Les hausses d'impôt pour les gens riches promises par le Parti québécois et la Coalition avenir Québec ne plaisent pas aux Québécois fortunés... mais pas au point de les pousser à vendre leurs avoirs dès maintenant pour espérer économiser de l'impôt sur le gain en capital.

Selon des experts consultés par La Presse Affaires, les importantes ventes d'actions lancées récemment par certains dirigeants d'entreprise du Québec ne sont pas liées au contexte électoral.

Et ceux qui gèrent la fortune des gens riches ne notent aucune frénésie particulière chez leurs clients. 

Le Parti québécois et la Coalition avenir Québec (CAQ) ont annoncé leur intention d'augmenter la proportion du gain en capital qui sera imposé s'ils sont élus. Malgré cela, les gens fortunés ne semblent pas encore se précipiter pour liquider des actifs et économiser de l'impôt en profitant des conditions actuelles. 

«Personne, personne, personne ne bouge à cause des élections, tranche Hélène Bronsard, vice-présidente de la gestion privée chez Raymond Chabot Grant Thornton. Leurs préoccupations n'ont rien à voir avec la CAQ ou le PQ. Aucun gestionnaire ne m'a fait part d'appels de clients à cet égard.»

«Nos clients ne sont pas plus actifs et n'ont aucune inquiétude particulière», dit aussi Jean-Paul Giacometti, vice-président et gestionnaire de portefeuille chez Claret. 

Le message est le même chez Medici et Landry Morin, deux firmes de gestion de portefeuille.
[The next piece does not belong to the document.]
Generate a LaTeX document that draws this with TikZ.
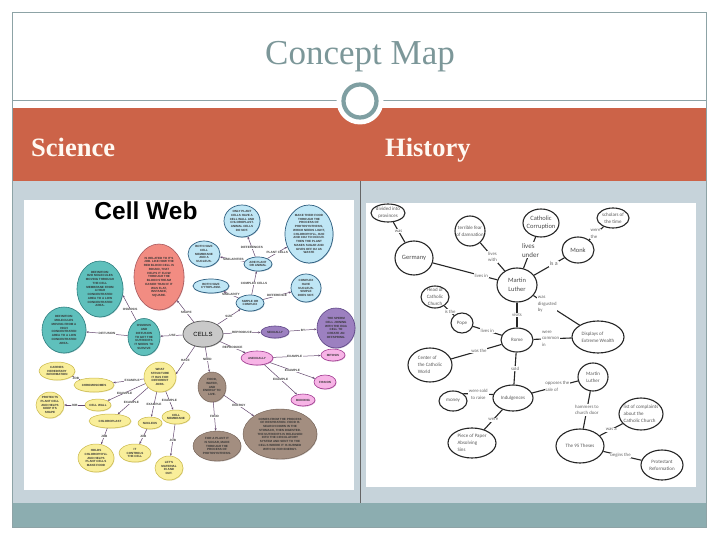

Et il est corroboré par les bras de gestion privée de la Banque Nationale et de BMO Groupe Financier.

Gildan nie la thèse électoraleSi des gens fortunés semblent actuellement actifs sur le marché, ce sont toutefois les dirigeants d'entreprise.

Au cours des derniers jours, Jolina Capital, le holding de Lino Saputo, a vendu coup sur coup deux importants blocs d'actions, l'un dans Transforce, l'autre dans Saputo, pour près de 300 millions. 

Le président du fabricant de vêtements Gildan, Glenn Chamandy, a aussi annoncé son intention cette semaine de vendre des titres pour 85 millions.

Nos dirigeants devancent-ils leurs transactions par crainte que le Parti québécois ou la CAQ ne soient élus et viennent rogner leurs gains?

La famille Saputo n'a pas voulu commenter. Mais Glenn Chamandy, de Gildan, a complètement nié cette thèse. 

«La perspective d'une élection du Parti québécois ou de la CAQ n'a pas été un facteur dans la décision de M. Chamandy», a dit Geneviève Gosselin, porte-parole de Gildan.

Pas la faute des sondages

Selon Daniel Labrecque, administrateur chez Gestion privée Cumberland, la thèse de la crainte des hausses d'impôt n'est pourtant pas farfelue. 

«Peut-être que les gens qui pensaient liquider une partie de leurs actions dans les deux ou trois prochaines années décident de le faire tout de suite pour économiser de l'impôt, surtout si les actions transigent à un sommet. Je pense que c'est logique de penser ça», dit-il. 

Il doute cependant que les gens d'affaires aient réagi aussi rapidement aux derniers sondages, et croit qu'ils attendront ce voir ce que feront vraiment les politiciens avant de bouger.

«Ce ne sont pas des décisions qui se prennent en une semaine. Je pense que le prix (des actions) était bon et qu'il s'agit d'une coïncidence», dit aussi Jean-Paul Giacometti, de Claret.

Le gestionnaire convient cependant «qu'il est possible que certaines transactions soient devancées» à cause des craintes de hausse d'impôt.

Glenn Chamandy, de Gildan, a annoncé qu'il commencera à vendre ses actions le 17 décembre prochain et que le processus durera 24 mois, ce qui semble écarter le scénario d'une décision précipitée motivée par les perspectives d'élections.

Des observateurs avaient aussi prévu que Lino Saputo réduirait sa participation dans Transforce à la suite à son départ du conseil d'administration de l'entreprise.